Rok 2022 przyniósł zmiany siły, a Ferrari dobrze weszło w nowe regulacje techniczne. Ich bolid dawał możliwości walki o najwyższe cele, choć gorzej było już z jego rozwojem. Niemniej jednak Sainz wygrał swój pierwszy wyścig, a także sięgnął po 3 pole position. Zwyciężył Grand Prix Wielkiej Brytanii, a także 9 razy stanął na podium w ciągu sezonu. W klasyfikacji generalnej Hiszpan ponownie zajął piąte miejsce.
Sezon 2023 był dużo słabszym rokiem dla Ferrari. Ekipa z Maranello nie powtórzyła dobrej konstrukcji z zeszłego roku. Główny problem stanowiło tempo wyścigowe, które dodatkowo potęgowało duże zużycie opon. Ferrari jednak z biegiem sezonu nabierało prędkości i w końcu byli w stanie regularnie walczyć o podia. Jedyne zwycięstwo przyszło za sprawą Carlosa Sainza. Hiszpan wykorzystał problemy Red Bulla w Singapurze wygrywając rywalizacje na torze ulicznym. Miał on dużego pecha podczas Grand Prix Las Vegas, kiedy to niezabezpieczona studzienka uszkodziła jego auto. W wyniku tego musiał użyć nadprogramowego silnika co poskutkowało przesunięciem na koniec stawki. Gdyby nie to wydarzenie, możliwe że Hiszpan byłby wyżej w klasyfikacji generalnej. Sezon finalnie ukończył dopiero na miejscu siódmym, lecz do czwartego Fernando Alonso stracił tylko 6 punktów.

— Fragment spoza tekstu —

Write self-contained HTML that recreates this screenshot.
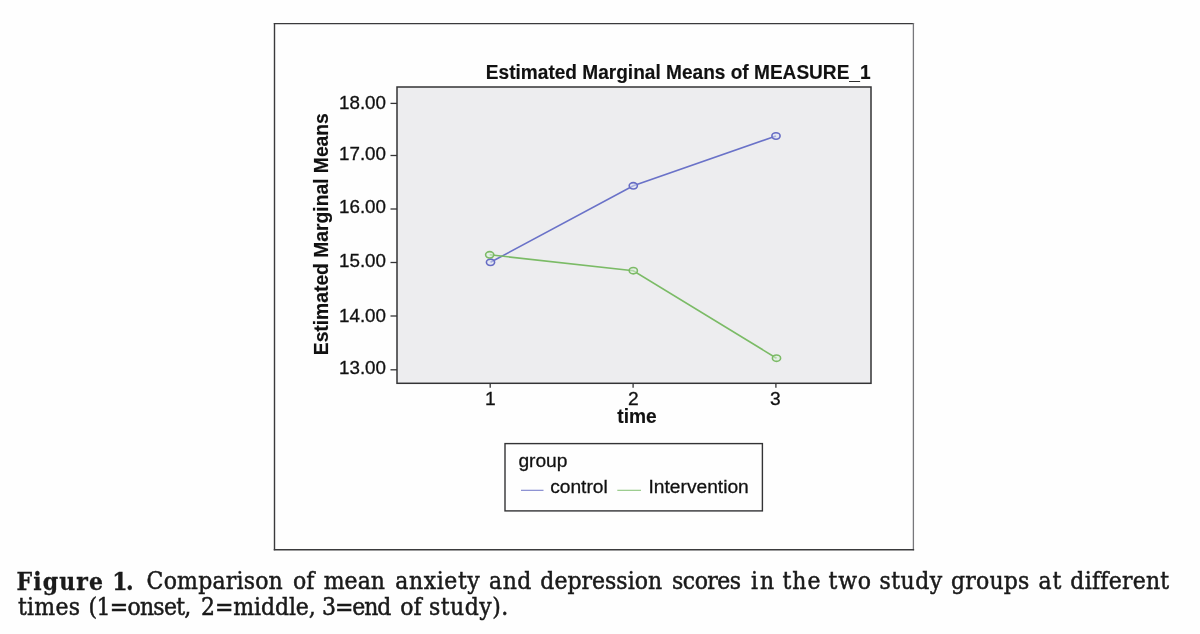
<!DOCTYPE html>
<html lang="en">
<head>
<meta charset="utf-8">
<title>Figure 1</title>
<style>
html,body{margin:0;padding:0;background:#fefefe;}
body{width:1200px;height:634px;position:relative;overflow:hidden;font-family:"Liberation Sans",sans-serif;}
#chart{position:absolute;left:0;top:0;width:1200px;height:634px;}
#chart text{font-family:"Liberation Sans",sans-serif;fill:#111;stroke:#111;stroke-width:0.3px;}
#chart .r{font-size:18.8px;}
#chart .l{font-size:19.2px;}
#chart .b{font-size:19.2px;font-weight:bold;stroke-width:0.15px;}
#caption{margin:0;font-family:"DejaVu Serif","Liberation Serif",serif;font-size:22px;color:#1a1a1a;}
#caption .w{position:absolute;white-space:nowrap;line-height:40px;height:40px;transform:scaleY(1.1);transform-origin:0 27.6px;-webkit-text-stroke:0.45px #161616;}
#caption .b{font-weight:bold;-webkit-text-stroke:0.3px #161616;}
</style>
</head>
<body>
<svg id="chart" width="1200" height="634" viewBox="0 0 1200 634">
  <g fill="none" stroke-linecap="square">
    <line x1="274.5" y1="23.6" x2="913.4" y2="23.6" stroke="#3a3a3c" stroke-width="1.4"/>
    <line x1="274.5" y1="23.6" x2="274.5" y2="549.6" stroke="#3a3a3c" stroke-width="1.4"/>
    <line x1="913.4" y1="23.6" x2="913.4" y2="549.6" stroke="#77777b" stroke-width="1.3"/>
    <line x1="274.5" y1="549.7" x2="913.4" y2="549.7" stroke="#3a3a3c" stroke-width="1.5"/>
  </g>
  <rect x="397" y="87" width="474" height="296.3" fill="#ededef" stroke="#333335" stroke-width="1.5"/>
  <text class="b" transform="translate(870.6 78.5) scale(0.994 1.03)" text-anchor="end">Estimated Marginal Means of MEASURE_1</text>
  <g stroke="#333335" stroke-width="1.3">
    <line x1="390.5" y1="103.4" x2="397" y2="103.4"/>
    <line x1="390.5" y1="155.5" x2="397" y2="155.5"/>
    <line x1="390.5" y1="209" x2="397" y2="209"/>
    <line x1="390.5" y1="262.5" x2="397" y2="262.5"/>
    <line x1="390.5" y1="316" x2="397" y2="316"/>
    <line x1="390.5" y1="369.8" x2="397" y2="369.8"/>
    <line x1="490.2" y1="383" x2="490.2" y2="387.8"/>
    <line x1="633.1" y1="383" x2="633.1" y2="387.8"/>
    <line x1="775.9" y1="383" x2="775.9" y2="387.8"/>
  </g>
  <g class="r" text-anchor="end">
    <text x="386" y="108.8">18.00</text>
    <text x="386" y="160.1">17.00</text>
    <text x="386" y="213.4">16.00</text>
    <text x="386" y="267.1">15.00</text>
    <text x="386" y="321.6">14.00</text>
    <text x="386" y="374.1">13.00</text>
  </g>
  <g class="l" text-anchor="middle">
    <text x="490.3" y="405.1">1</text>
    <text x="633.4" y="405.1">2</text>
    <text x="775.3" y="405.1">3</text>
  </g>
  <text class="b" transform="translate(637 422.8) scale(1 1.03)" text-anchor="middle">time</text>
  <text class="b" transform="translate(328 234.2) rotate(-90) scale(1.004 1.05)" text-anchor="middle">Estimated Marginal Means</text>
  <polyline points="490.5,262.3 633.3,185.8 776,136" fill="none" stroke="#6a72c8" stroke-width="1.6"/>
  <polyline points="489.7,254.8 633.3,270.7 776.5,358.2" fill="none" stroke="#7bbb66" stroke-width="1.6"/>
  <g fill="#dfe4f4" fill-opacity="0.55" stroke="#666cc4" stroke-width="1.6">
    <ellipse cx="490.5" cy="262.3" rx="4.1" ry="3.2"/>
    <ellipse cx="633.3" cy="185.8" rx="4.1" ry="3.2"/>
    <ellipse cx="776" cy="136" rx="4.1" ry="3.2"/>
  </g>
  <g fill="#dcf0dc" fill-opacity="0.55" stroke="#7cba66" stroke-width="1.6">
    <ellipse cx="489.7" cy="254.8" rx="4.1" ry="3.2"/>
    <ellipse cx="633.3" cy="270.7" rx="4.1" ry="3.2"/>
    <ellipse cx="776.5" cy="358.2" rx="4.1" ry="3.2"/>
  </g>
  <rect x="505" y="443.6" width="257.4" height="67.3" fill="#fefefe" stroke="#333335" stroke-width="1.4"/>
  <text class="l" x="518.4" y="467">group</text>
  <line x1="521" y1="490.3" x2="543.5" y2="490.3" stroke="#7a80cc" stroke-width="1.1"/>
  <text class="l" x="550.2" y="493.3">control</text>
  <line x1="617.3" y1="490.3" x2="641" y2="490.3" stroke="#8cc47c" stroke-width="1.1"/>
  <text class="l" x="648.5" y="493.3">Intervention</text>
</svg>
<p id="caption"><span class="w b" style="left:16.60px;top:562.00px;letter-spacing:1.080px">Figure</span> <span class="w b" style="left:112.22px;top:562.00px;letter-spacing:-1.440px">1.</span> <span class="w" style="left:146.60px;top:562.00px;letter-spacing:0.200px">Comparison</span> <span class="w" style="left:293.12px;top:562.00px;letter-spacing:-0.180px">of</span> <span class="w" style="left:323.75px;top:562.00px;letter-spacing:-0.000px">mean</span> <span class="w" style="left:395.35px;top:562.00px;letter-spacing:0.570px">anxiety</span> <span class="w" style="left:489.10px;top:562.00px;letter-spacing:0.450px">and</span> <span class="w" style="left:540.35px;top:562.00px;letter-spacing:0.000px">depression</span> <span class="w" style="left:672.10px;top:562.00px;letter-spacing:-0.540px">scores</span> <span class="w" style="left:751.02px;top:562.00px;letter-spacing:1.980px">in</span> <span class="w" style="left:782.54px;top:562.00px;letter-spacing:0.990px">the</span> <span class="w" style="left:828.58px;top:562.00px;letter-spacing:0.810px">two</span> <span class="w" style="left:879.58px;top:562.00px;letter-spacing:0.450px">study</span> <span class="w" style="left:951.10px;top:562.00px;letter-spacing:0.180px">groups</span> <span class="w" style="left:1038.60px;top:562.00px;letter-spacing:0.900px">at</span> <span class="w" style="left:1070.35px;top:562.00px;letter-spacing:0.225px">different</span>
<span class="w" style="left:18.00px;top:588.40px;letter-spacing:0.225px">times</span> <span class="w" style="left:88.62px;top:588.40px;letter-spacing:-0.742px">(1=onset,</span> <span class="w" style="left:201.10px;top:588.40px;letter-spacing:-0.113px">2=middle,</span> <span class="w" style="left:322.10px;top:588.40px;letter-spacing:-1.125px">3=end</span> <span class="w" style="left:400.35px;top:588.40px;letter-spacing:0.000px">of</span> <span class="w" style="left:429.10px;top:588.40px;letter-spacing:0.450px">study).</span></p>
</body>
</html>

Rok 2024 rozpoczął się szokującą wiadomością – Lewis Hamilton po sezonie przejdzie do Ferrari. Oznaczało to, że kampania 2024 była ostatnią dla Carlosa Sainza w czerwonych barwach. Hiszpan świetnie pożegnał się z zespołem wygrywając dwa wyścigi, Grand Prix Australi oraz Meksyku, a także stając na podium 9 razy. Sainz jeszcze raz pokazał, że jest niezwykle konsekwentnym, ciężko pracującym zawodnikiem. Przyszły sezon spędzi jeżdżąc bolidem Williamsa. Jasne jest, że tam nie będzie miał on szansy walczyć o najwyższe cele, lecz zapowiedział ogromne zaangażowanie w projekt prowadzony przez Jamesa Vowlesa.
Dzisiaj w ramach podziękowania i pożegnania z zespołem, ekipa Ferrari na swoim torze Fiorano w Maranello przygotowała specjalne wydarzenie. W rolach głównym wystąpili Carlos Sainz oraz Carlos Sainz Senior, a więc między innymi dwukrotny mistrz świata WRC. Mieli oni możliwość wspólnego przejazdu dwoma bolidami F1-75 z roku 2022. Było to niezwykłe wydarzenie i wspaniałe upamiętnienie zasług Hiszpana. Zaproszenie Sainza Seniora dodatkowo pokazało szacunek jakim Ferrari darzy swoich byłych kierowców. Uroczystość zakończyła się jeszcze przejazdem samochodem Ferrari 735 LM z 1955 roku. Wybór był nie przypadkowy, ponieważ Sainz używa numeru 55 startując w Formule 1.